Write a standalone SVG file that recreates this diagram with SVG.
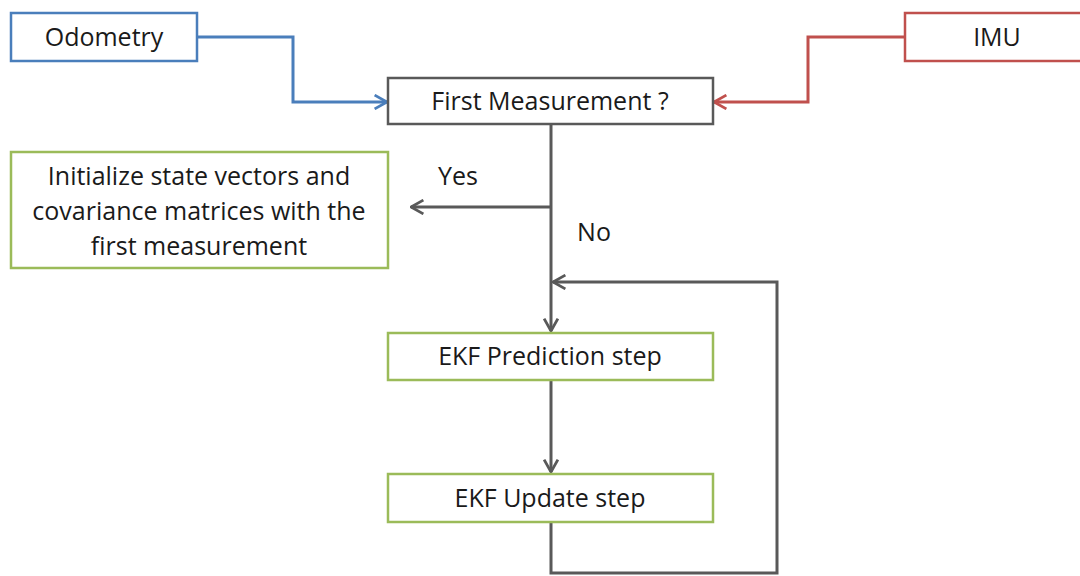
<svg xmlns="http://www.w3.org/2000/svg" width="1080" height="576" viewBox="0 0 1080 576">
<style>
.box{fill:#fff;stroke-width:2.5}
.blue{stroke:#4a7ebb}
.red{stroke:#c0504d}
.gray{stroke:#595959}
.green{stroke:#9bbb59}
.t{font-family:"Open Sans","Liberation Sans",sans-serif;font-size:25px;fill:#1a1a1a;text-anchor:middle}
.c{fill:none;stroke-width:3}
</style>
<defs>
<marker id="ab" viewBox="0 0 12 12" refX="11" refY="6" markerWidth="5.5" markerHeight="5.5" orient="auto" markerUnits="strokeWidth">
<path d="M2,1 L11,6 L2,11" fill="none" stroke="#4a7ebb" stroke-width="2"/>
</marker>
<marker id="ar" viewBox="0 0 12 12" refX="11" refY="6" markerWidth="5.5" markerHeight="5.5" orient="auto" markerUnits="strokeWidth">
<path d="M2,1 L11,6 L2,11" fill="none" stroke="#c0504d" stroke-width="2"/>
</marker>
<marker id="ag" viewBox="0 0 12 12" refX="11" refY="6" markerWidth="5.5" markerHeight="5.5" orient="auto" markerUnits="strokeWidth">
<path d="M2,1 L11,6 L2,11" fill="none" stroke="#595959" stroke-width="2"/>
</marker>
</defs>
<g id="connectors">
<path class="c blue" d="M197,37 H293 V102 H387" marker-end="url(#ab)"/>
<path class="c red" d="M905,37 H808 V102 H714" marker-end="url(#ar)"/>
<path class="c gray" d="M551,125 V331" marker-end="url(#ag)"/>
<path class="c gray" d="M551,207 H411" marker-end="url(#ag)"/>
<path class="c gray" d="M551,381 V472" marker-end="url(#ag)"/>
<path class="c gray" d="M551,523 V573 H777 V282 H553" marker-end="url(#ag)"/>
</g>
<g id="odometry">
<rect class="box blue" x="11" y="13" width="186" height="48"/>
<text class="t" x="104" y="46">Odometry</text>
</g>
<g id="imu">
<rect class="box red" x="905" y="13" width="185" height="48"/>
<text class="t" x="997" y="46">IMU</text>
</g>
<g id="first">
<rect class="box gray" x="388" y="78" width="325" height="46"/>
<text class="t" x="550" y="110">First Measurement ?</text>
</g>
<g id="init">
<rect class="box green" x="11" y="152" width="377" height="116"/>
<text class="t" x="199" y="185">Initialize state vectors and</text>
<text class="t" x="199" y="220">covariance matrices with the</text>
<text class="t" x="199" y="255">first measurement</text>
</g>
<g id="yes"><text class="t" x="458" y="185">Yes</text></g>
<g id="no"><text class="t" x="594" y="241">No</text></g>
<g id="prediction">
<rect class="box green" x="388" y="333" width="325" height="47"/>
<text class="t" x="550" y="365">EKF Prediction step</text>
</g>
<g id="update">
<rect class="box green" x="388" y="474" width="325" height="48"/>
<text class="t" x="550" y="507">EKF Update step</text>
</g>
</svg>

◆ ◆ ◆

=== TASK GOAL ===
Find the count of lines in the data above where the string "with" occurs. Provide that number alone.

=== SOLUTION TO THIS PROBLEM ===
2